I know I feel humbled to think I've questioned some of his moves.


----------



## jnrjr79 (Apr 18, 2003)

This was a lame way to spend a Tuesday night. Wow.


"Good night, you princes of Maine, you kings of New England."


----------



## Jim Ian (Aug 6, 2002)

This team will be lucky to sniff 15 wins as is. Bank on it.

Seriously though, how long do Pax and Skiles get? This year? Next year? How long before we finally bring in some experianced professionals?


----------



## JRose5 (May 4, 2003)

Tonight is brought to you by the number 4 


*Greater Than:* The number of points scored by Eddy Curry (3)

*Equal To:* The Bulls percentage from the 3 point line (1/21)

*Soon To Be Equal To:* Number of Bulls losses (by Saturday)


----------



## HKF (Dec 10, 2002)

Curry's agent wants the MAX? These guys are on drugs.


----------



## Da Grinch (Aug 17, 2002)

> Originally posted by <b>Mikedc</b>!
> 
> 
> I know I feel humbled to think I've questioned some of his moves.


yeah same here mike, 

but seriously i came away thinking alot less of skiles than any bulls player tonight , i've always assumed he was a limited coach but i never knew how limited until tonight.

on a night in which curry got 2 shots off of offensive rebounds , one he hit and one he didn't he got 3 shots against a team that chose not to even play a center for most of the night by virtue of the offense he is running.

bad coaching is the only way to put it.


----------



## jimmy (Aug 20, 2002)

These losses are hard to take for me because I really like most of the players on this team. I don't know why they can't shoot or play defense.

I hate to blame the coach since we've already seen two coaches go since MJ left, but Skiles coaching has been horrible so far. The Nets game and now this game.

Starting Ben Gordon really puts this team into an early hole. He shot the ball about 7 times in that first quarter. START DENG!
And don't play a zone against great three point shooting teams. Isn't that obvious. The Bulls had it within ten but 3 three pointers later by Q and JJ and we're down 19. The offense is choppy and predictable. And the defense looks terrible. 

This team should be better.

Keep Chandler. He started to actually play well for the first time this season and BAM Skiles takes him out. WHY?

I'm about ready to see Eddy and Gordon get traded. Gordon is the second coming of Jamal Crawford only 4 inches shorter.
Curry is plain stupid. He may of lost the weight over the summer but he obviously hasn't improved his basketball IQ. Thanks Jerry.


----------



## DaBullz (Jul 15, 2002)

At least we're not getting blown out by 20 points at home like early last season.


----------



## ScottMay (Jun 15, 2002)

:laugh: 

MikeDC mentioned this earlier, but I have to add my appreciation for all posters on the game thread tonight. At least YOU brought your A-games.


----------



## DaBullz (Jul 15, 2002)

> Originally posted by <b>ScottMay</b>!
> :laugh:
> 
> MikeDC mentioned this earlier, but I have to add my appreciation for all posters on the game thread tonight. At least YOU brought your A-games.

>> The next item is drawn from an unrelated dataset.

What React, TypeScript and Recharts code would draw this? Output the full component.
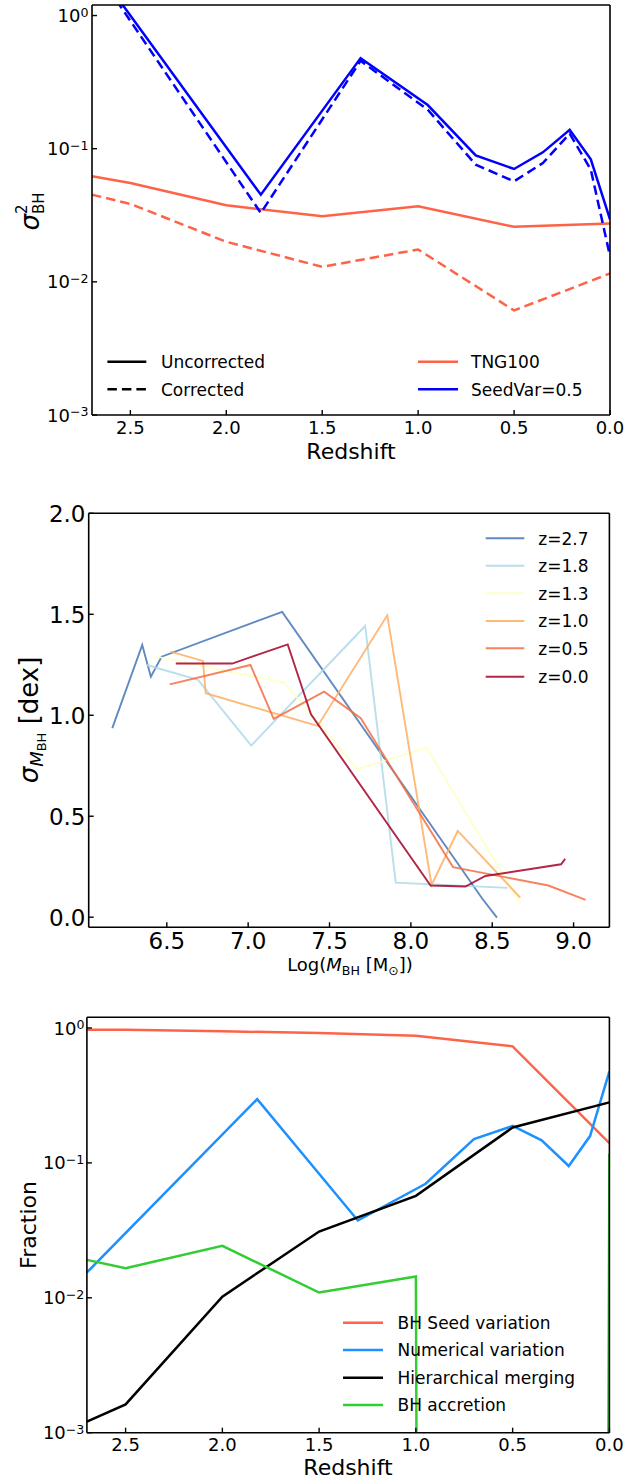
import React from 'react';
import { LineChart, Line, XAxis, YAxis } from 'recharts';

const FONT = "'DejaVu Sans', 'Liberation Sans', sans-serif";

// ---------- Panel 1: sigma^2_BH vs redshift ----------
const tngZ = [2.7, 2.5, 2.0, 1.5, 1.0, 0.5, 0.0];
const tngUncorrected = [0.062, 0.0553, 0.0376, 0.0311, 0.0369, 0.0259, 0.0274];
const tngCorrected = [0.0452, 0.0385, 0.02, 0.01296, 0.0175, 0.0061, 0.01155];
const seedVarZ = [2.7, 1.82, 1.3, 0.95, 0.7, 0.5, 0.35, 0.21, 0.1, 0.0];
const seedVarUncorrected = [2.49, 0.0451, 0.479, 0.2127, 0.0891, 0.0704, 0.0939, 0.1388, 0.0832, 0.0294];
const seedVarCorrected = [2.42, 0.0329, 0.457, 0.196, 0.0759, 0.0569, 0.078, 0.1296, 0.0696, 0.0156];

const redshiftTicks = [0, 0.5, 1.0, 1.5, 2.0, 2.5];
const logTicks = [0.001, 0.01, 0.1, 1];

// ---------- Panel 2: sigma_MBH vs log M_BH ----------
const massTicks = [6.5, 7.0, 7.5, 8.0, 8.5, 9.0];
const sigmaTicks = [0, 0.5, 1.0, 1.5, 2.0];
const z27Mass = [6.165, 6.349, 6.402, 6.468, 7.209, 8.437, 8.529];
const z27Sigma = [0.936, 1.348, 1.191, 1.29, 1.512, 0.094, -0.002];
const z18Mass = [6.376, 6.692, 7.019, 7.719, 7.907, 8.594];
const z18Sigma = [1.249, 1.175, 0.85, 1.442, 0.171, 0.145];
const z13Mass = [6.437, 7.223, 7.672, 8.096, 8.672];
const z13Sigma = [1.29, 1.161, 0.733, 0.84, 0.072];
const z10Mass = [6.523, 6.722, 6.739, 7.427, 7.855, 8.127, 8.288, 8.672];
const z10Sigma = [1.315, 1.269, 1.109, 0.947, 1.495, 0.16, 0.427, 0.097];
const z05Mass = [6.518, 7.014, 7.157, 7.467, 7.692, 8.259, 8.845, 9.074];
const z05Sigma = [1.153, 1.249, 0.982, 1.117, 0.985, 0.248, 0.157, 0.086];
const z00Mass = [6.555, 6.902, 7.243, 7.386, 8.121, 8.335, 8.458, 8.923, 8.948];
const z00Sigma = [1.256, 1.256, 1.351, 1.005, 0.157, 0.152, 0.204, 0.262, 0.289];

// ---------- Panel 3: fractions vs redshift ----------
const seedFracZ = [2.7, 2.5, 2.0, 1.5, 1.0, 0.5, 0.0];
const seedFrac = [0.972, 0.972, 0.945, 0.918, 0.877, 0.731, 0.14];
const numFracZ = [2.7, 1.82, 1.3, 0.95, 0.7, 0.5, 0.35, 0.21, 0.1, 0.0];
const numFrac = [0.0154, 0.297, 0.0374, 0.07, 0.15, 0.188, 0.147, 0.0948, 0.158, 0.477];
const mergeFracZ = [2.7, 2.5, 2.0, 1.5, 1.0, 0.5, 0.0];
const mergeFrac = [0.001206, 0.00162, 0.0102, 0.031, 0.057, 0.183, 0.281];
const accFracZ = [2.7, 2.5, 2.0, 1.5, 1.0, 0.5, 0.0];
const accFrac = [0.0191, 0.01656, 0.0243, 0.01094, 0.01436, 0, 0.117];

type Pt = { x: number; y: number };
const toRows = (xs: number[], ys: number[]): Pt[] => xs.map((x, i) => ({ x, y: ys[i] }));
// non-positive values cannot be shown on a log axis: push them far below the axis (clipped)
const toLogRows = (xs: number[], ys: number[]): Pt[] =>
  xs.map((x, i) => ({ x, y: ys[i] > 0 ? ys[i] : 1e-200 }));

const axisLine = { stroke: '#000', strokeWidth: 1.6 };
const tickLine = { stroke: '#000', strokeWidth: 1.4 };

const BottomTick = (props: any) => {
  const { x, y, payload, fs, off } = props;
  return (
    <text x={x} y={y + off} textAnchor="middle" fontSize={fs} fontFamily={FONT} fill="#000">
      {Number(payload.value).toFixed(1)}
    </text>
  );
};

const LeftTick = (props: any) => {
  const { x, y, payload, fs, gap, base } = props;
  return (
    <text x={x - gap} y={y + base} textAnchor="end" fontSize={fs} fontFamily={FONT} fill="#000">
      {Number(payload.value).toFixed(1)}
    </text>
  );
};

const LogTick = (props: any) => {
  const { x, y, payload, fs, gap, base } = props;
  const e = Math.round(Math.log10(Number(payload.value)));
  const sup = e === 0 ? '0' : '\u2212' + String(-e);
  return (
    <text x={x - gap} y={y + base} textAnchor="end" fontSize={fs} fontFamily={FONT} fill="#000">
      10
      <tspan fontSize={fs * 0.7} dy={-fs * 0.3}>
        {sup}
      </tspan>
    </text>
  );
};

const TNG_COLOR = '#ff6347';
const SEED_COLOR = '#0000ff';
const DASH = '9.5 5';

const p2Series = [
  { label: 'z=2.7', color: '#4575b4', xs: z27Mass, ys: z27Sigma },
  { label: 'z=1.8', color: '#abd9e9', xs: z18Mass, ys: z18Sigma },
  { label: 'z=1.3', color: '#ffffbf', xs: z13Mass, ys: z13Sigma },
  { label: 'z=1.0', color: '#fdae61', xs: z10Mass, ys: z10Sigma },
  { label: 'z=0.5', color: '#f46d43', xs: z05Mass, ys: z05Sigma },
  { label: 'z=0.0', color: '#a50026', xs: z00Mass, ys: z00Sigma },
];

const p3Series = [
  { label: 'BH Seed variation', color: '#ff6347', xs: seedFracZ, ys: seedFrac },
  { label: 'Numerical variation', color: '#1e90ff', xs: numFracZ, ys: numFrac },
  { label: 'Hierarchical merging', color: '#000000', xs: mergeFracZ, ys: mergeFrac },
  { label: 'BH accretion', color: '#32cd32', xs: accFracZ, ys: accFrac },
];

export default function App() {
  return (
    <div style={{ position: 'absolute', left: 0, top: 0, width: 643, height: 1480, background: '#fff' }}>
      {/* Panel 1 */}
      <div style={{ position: 'absolute', left: 0, top: 0 }}>
        <LineChart width={643} height={470} margin={{ top: 4, right: 32, bottom: 0, left: 0 }}>
          <XAxis dataKey="x" type="number" domain={[0, 2.7]} ticks={redshiftTicks} reversed allowDataOverflow
            height={55} interval={0} axisLine={axisLine} tickLine={tickLine} tickSize={-5} tickMargin={5}
            tick={<BottomTick fs={18} off={18.7} />} />
          <XAxis xAxisId="top" orientation="top" dataKey="x" type="number" domain={[0, 2.7]} ticks={redshiftTicks}
            reversed allowDataOverflow height={1} interval={0} axisLine={axisLine} tickLine={tickLine} tickSize={-5} tick={false} />
          <YAxis type="number" scale="log" domain={[0.001, 1.2]} ticks={logTicks} allowDataOverflow width={92}
            interval={0} axisLine={axisLine} tickLine={tickLine} tickSize={-5} tickMargin={5}
            tick={<LogTick fs={18} gap={3.5} base={6.6} />} />
          <YAxis yAxisId="right" orientation="right" type="number" scale="log" domain={[0.001, 1.2]} ticks={logTicks}
            allowDataOverflow width={1} interval={0} axisLine={axisLine} tickLine={tickLine} tickSize={-5} tick={false} />
          <Line data={toRows(tngZ, tngUncorrected)} dataKey="y" stroke={TNG_COLOR} strokeWidth={2.5} dot={false} isAnimationActive={false} />
          <Line data={toRows(tngZ, tngCorrected)} dataKey="y" stroke={TNG_COLOR} strokeWidth={2.5} strokeDasharray={DASH} dot={false} isAnimationActive={false} />
          <Line data={toRows(seedVarZ, seedVarUncorrected)} dataKey="y" stroke={SEED_COLOR} strokeWidth={2.5} dot={false} isAnimationActive={false} />
          <Line data={toRows(seedVarZ, seedVarCorrected)} dataKey="y" stroke={SEED_COLOR} strokeWidth={2.5} strokeDasharray={DASH} dot={false} isAnimationActive={false} />
        </LineChart>
      </div>

      {/* Panel 2 */}
      <div style={{ position: 'absolute', left: 0, top: 500 }}>
        <LineChart width={643} height={490} margin={{ top: 12.3, right: 32.6, bottom: 0, left: 0 }}>
          <XAxis dataKey="x" type="number" domain={[6.02, 9.22]} ticks={massTicks} allowDataOverflow
            height={62.7} interval={0} axisLine={axisLine} tickLine={tickLine} tickSize={-5} tickMargin={5}
            tick={<BottomTick fs={23} off={22} />} />
          <XAxis xAxisId="top" orientation="top" dataKey="x" type="number" domain={[6.02, 9.22]} ticks={massTicks}
            allowDataOverflow height={1} interval={0} axisLine={axisLine} tickLine={tickLine} tickSize={-5} tick={false} />
          <YAxis type="number" domain={[-0.05, 2.0]} ticks={sigmaTicks} allowDataOverflow width={88.7}
            interval={0} axisLine={axisLine} tickLine={tickLine} tickSize={-5} tickMargin={5}
            tick={<LeftTick fs={23} gap={3.2} base={8.4} />} />
          <YAxis yAxisId="right" orientation="right" type="number" domain={[-0.05, 2.0]} ticks={sigmaTicks}
            allowDataOverflow width={1} interval={0} axisLine={axisLine} tickLine={tickLine} tickSize={-5} tick={false} />
          {p2Series.map((s) => (
            <Line key={s.label} data={toRows(s.xs, s.ys)} dataKey="y" stroke={s.color} strokeOpacity={0.85}
              strokeWidth={1.9} dot={false} isAnimationActive={false} />
          ))}
        </LineChart>
      </div>

      {/* Panel 3 */}
      <div style={{ position: 'absolute', left: 0, top: 1000 }}>
        <LineChart width={643} height={480} margin={{ top: 16.3, right: 32.6, bottom: 0, left: 0 }}>
          <XAxis dataKey="x" type="number" domain={[0, 2.7]} ticks={redshiftTicks} reversed allowDataOverflow
            height={47.3} interval={0} axisLine={axisLine} tickLine={tickLine} tickSize={-5} tickMargin={5}
            tick={<BottomTick fs={18} off={18} />} />
          <XAxis xAxisId="top" orientation="top" dataKey="x" type="number" domain={[0, 2.7]} ticks={redshiftTicks}
            reversed allowDataOverflow height={1} interval={0} axisLine={axisLine} tickLine={tickLine} tickSize={-5} tick={false} />
          <YAxis type="number" scale="log" domain={[0.001, 1.2]} ticks={logTicks} allowDataOverflow width={86.9}
            interval={0} axisLine={axisLine} tickLine={tickLine} tickSize={-5} tickMargin={5}
            tick={<LogTick fs={18} gap={2.5} base={6.6} />} />
          <YAxis yAxisId="right" orientation="right" type="number" scale="log" domain={[0.001, 1.2]} ticks={logTicks}
            allowDataOverflow width={1} interval={0} axisLine={axisLine} tickLine={tickLine} tickSize={-5} tick={false} />
          {p3Series.map((s) => (
            <Line key={s.label} data={toLogRows(s.xs, s.ys)} dataKey="y" stroke={s.color} strokeWidth={2.5}
              dot={false} isAnimationActive={false} />
          ))}
        </LineChart>
      </div>

      {/* Legends and axis titles */}
      <svg width={643} height={1480} style={{ position: 'absolute', left: 0, top: 0, pointerEvents: 'none' }}
        fontFamily={FONT}>
        {/* Panel 1 legend */}
        <line x1={107.4} x2={146.3} y1={361.7} y2={361.7} stroke="#000" strokeWidth={2.5} />
        <text x={161} y={367.9} fontSize={17}>Uncorrected</text>
        <line x1={107.4} x2={146.3} y1={389.3} y2={389.3} stroke="#000" strokeWidth={2.5} strokeDasharray={DASH} />
        <text x={161} y={395.5} fontSize={17}>Corrected</text>
        <line x1={418} x2={458} y1={361.7} y2={361.7} stroke={TNG_COLOR} strokeWidth={2.5} />
        <text x={471} y={367.9} fontSize={17}>TNG100</text>
        <line x1={418} x2={458} y1={389.3} y2={389.3} stroke={SEED_COLOR} strokeWidth={2.5} />
        <text x={471} y={395.5} fontSize={17}>SeedVar=0.5</text>

        {/* Panel 1 axis titles */}
        <text x={351} y={459} fontSize={22} textAnchor="middle">Redshift</text>
        <text transform="translate(39,211.5) rotate(-90)" fontSize={26} textAnchor="middle">
          <tspan fontStyle="italic">σ</tspan>
          <tspan fontSize={15} dy={-12}>2</tspan>
          <tspan fontSize={15} dx={-9.5} dy={17}>BH</tspan>
        </text>

        {/* Panel 2 legend */}
        {p2Series.map((s, i) => {
          const yRow = [538.3, 565.7, 593.3, 621, 648.3, 676.7][i];
          return (
            <g key={s.label}>
              <line x1={485.7} x2={524.3} y1={yRow} y2={yRow} stroke={s.color} strokeOpacity={0.85} strokeWidth={2} />
              <text x={538.3} y={yRow + 6.2} fontSize={17}>{s.label}</text>
            </g>
          );
        })}

        {/* Panel 2 axis titles */}
        <text x={350} y={971} fontSize={18} textAnchor="middle">
          Log(<tspan fontStyle="italic">M</tspan>
          <tspan fontSize={12.6} dy={4}>BH</tspan>
          <tspan dy={-4}> [M</tspan>
          <tspan fontSize={12.6} dy={4}>⊙</tspan>
          <tspan dy={-4}>])</tspan>
        </text>
        <text transform="translate(38,720) rotate(-90)" fontSize={26} textAnchor="middle">
          <tspan fontStyle="italic">σ</tspan>
          <tspan fontSize={18} fontStyle="italic" dy={5}>M</tspan>
          <tspan fontSize={13} dy={3}>BH</tspan>
          <tspan dy={-8}> [dex]</tspan>
        </text>

        {/* Panel 3 legend */}
        {p3Series.map((s, i) => {
          const yRow = [1322.7, 1350, 1377.7, 1405][i];
          return (
            <g key={s.label}>
              <line x1={343} x2={383} y1={yRow} y2={yRow} stroke={s.color} strokeWidth={2.5} />
              <text x={397.5} y={yRow + 6.2} fontSize={17}>{s.label}</text>
            </g>
          );
        })}

        {/* Panel 3 axis titles */}
        <text x={348} y={1475} fontSize={22} textAnchor="middle">Redshift</text>
        <text transform="translate(36,1225) rotate(-90)" fontSize={22} textAnchor="middle">Fraction</text>
      </svg>
    </div>
  );
}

Speaking of righting the ship... I like the cut of your jib.


----------



## bulls (Jan 1, 2004)

> Originally posted by <b>JRose5</b>!
> Tonight is brought to you by the number 4
> 
> 
> ...



lol thats funny..

ok im sick of waitin around,everyone but deng,an and maybe gordon needs to be moved for some real nba players and SS needs to be baned from ever coaching again..everyone under pax needs to be fired and atleast EC traded for this team to ever start to dig out of this hole...


----------



## TysonForPresident (Oct 25, 2004)

Curry had 6 boards in only 17 minutes.

I think only one shot, of his five total, was off of a play designed to get him the ball and he missed it. The rest were him trying to tip in misses.

He averaged 6 boards a game last year in 29 minutes. I'd say that's improvement in one of the areas that he's weak in.

Chandler had 8 boards, 2 blocks and 7 points on 3-5 shooting. He only played 23 minutes.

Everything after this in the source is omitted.